▸ Problem
Write out each line exactly as given. Leave the pictures out of your copy.

▸ Data shown

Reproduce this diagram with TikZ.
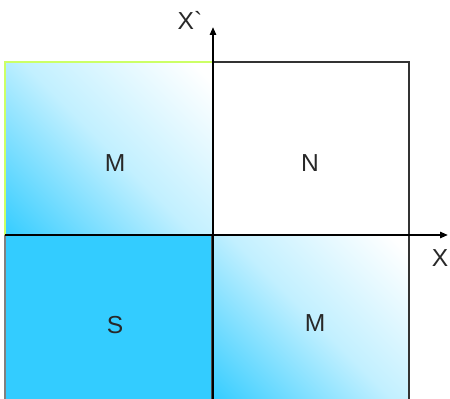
\documentclass[tikz,border=0pt]{standalone}
\usepackage{fontspec}
\setmainfont{Liberation Sans}
\usetikzlibrary{arrows.meta}
\definecolor{skyBlue}{RGB}{51,204,255}
\definecolor{limeEdge}{RGB}{204,255,102}
\definecolor{labelGray}{RGB}{40,40,40}
\pgfdeclareverticalshading{quadfade}{100bp}{color(0bp)=(skyBlue); color(14bp)=(skyBlue); color(50bp)=(skyBlue!30!white); color(82bp)=(white); color(100bp)=(white)}

\begin{document}
\begin{tikzpicture}[x=0.02cm, y=0.02cm,
    quadlabel/.style={font=\fontsize{14}{16}\selectfont, text=labelGray},
    fadebox/.style={shading=quadfade, shading angle=-45},
    axis/.style={line width=1.2pt, -{Triangle[length=4.5pt, width=3.5pt]}}]
    \useasboundingbox (0,0) rectangle (450,399);
    \coordinate (A) at (5,337);
    \coordinate (B) at (212,337);
    \coordinate (C) at (409,337);
    \coordinate (D) at (5,164);
    \coordinate (O) at (212,164);
    \coordinate (E) at (409,164);
    \coordinate (F) at (5,0);
    \coordinate (G) at (212,0);
    \coordinate (H) at (409,0);
    % quadrants
    \shade[fadebox] (D) rectangle (B);
    \shade[fadebox] (G) rectangle (E);
    \fill[skyBlue] (F) rectangle (O);
    \draw[limeEdge, line width=0.6pt] (D) -- (A) -- (B);
    \draw[black!80, line width=0.6pt] (B) -- (C) -- (E);
    \draw[black!80, line width=0.6pt] (E) -- (H);
    \draw[black!50, line width=0.6pt] (D) -- (F);
    \draw[black!70, line width=0.6pt] (O) -- (G);
    % axes
    \coordinate (Xend) at (448,164);
    \coordinate (Yend) at (213,372);
    \draw[axis] (D) -- (Xend);
    \draw[axis] (213,0) -- (Yend);
    \node[quadlabel] (m1) at (115,236) {M};
    \node[quadlabel] (n) at (310,236) {N};
    \node[quadlabel] (s) at (115,74) {S};
    \node[quadlabel] (m2) at (315,76) {M};
    \node[quadlabel] (xlab) at (440,141) {X};
    \node[quadlabel] (ylab) at (190,379) {X\textasciigrave};
\end{tikzpicture}
\end{document}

▸ Reply
Reproduce this diagram with TikZ.
\documentclass[tikz,border=0pt]{standalone}
\usepackage{fontspec}
\setmainfont{Liberation Sans}
\usetikzlibrary{arrows.meta}
\definecolor{skyBlue}{RGB}{51,204,255}
\definecolor{limeEdge}{RGB}{204,255,102}
\definecolor{labelGray}{RGB}{40,40,40}
\pgfdeclareverticalshading{quadfade}{100bp}{color(0bp)=(skyBlue); color(14bp)=(skyBlue); color(50bp)=(skyBlue!30!white); color(82bp)=(white); color(100bp)=(white)}

\begin{document}
\begin{tikzpicture}[x=0.02cm, y=0.02cm,
    quadlabel/.style={font=\fontsize{14}{16}\selectfont, text=labelGray},
    fadebox/.style={shading=quadfade, shading angle=-45},
    axis/.style={line width=1.2pt, -{Triangle[length=4.5pt, width=3.5pt]}}]
    \useasboundingbox (0,0) rectangle (450,399);
    \coordinate (A) at (5,337);
    \coordinate (B) at (212,337);
    \coordinate (C) at (409,337);
    \coordinate (D) at (5,164);
    \coordinate (O) at (212,164);
    \coordinate (E) at (409,164);
    \coordinate (F) at (5,0);
    \coordinate (G) at (212,0);
    \coordinate (H) at (409,0);
    % quadrants
    \shade[fadebox] (D) rectangle (B);
    \shade[fadebox] (G) rectangle (E);
    \fill[skyBlue] (F) rectangle (O);
    \draw[limeEdge, line width=0.6pt] (D) -- (A) -- (B);
    \draw[black!80, line width=0.6pt] (B) -- (C) -- (E);
    \draw[black!80, line width=0.6pt] (E) -- (H);
    \draw[black!50, line width=0.6pt] (D) -- (F);
    \draw[black!70, line width=0.6pt] (O) -- (G);
    % axes
    \coordinate (Xend) at (448,164);
    \coordinate (Yend) at (213,372);
    \draw[axis] (D) -- (Xend);
    \draw[axis] (213,0) -- (Yend);
    \node[quadlabel] (m1) at (115,236) {M};
    \node[quadlabel] (n) at (310,236) {N};
    \node[quadlabel] (s) at (115,74) {S};
    \node[quadlabel] (m2) at (315,76) {M};
    \node[quadlabel] (xlab) at (440,141) {X};
    \node[quadlabel] (ylab) at (190,379) {X\textasciigrave};
\end{tikzpicture}
\end{document}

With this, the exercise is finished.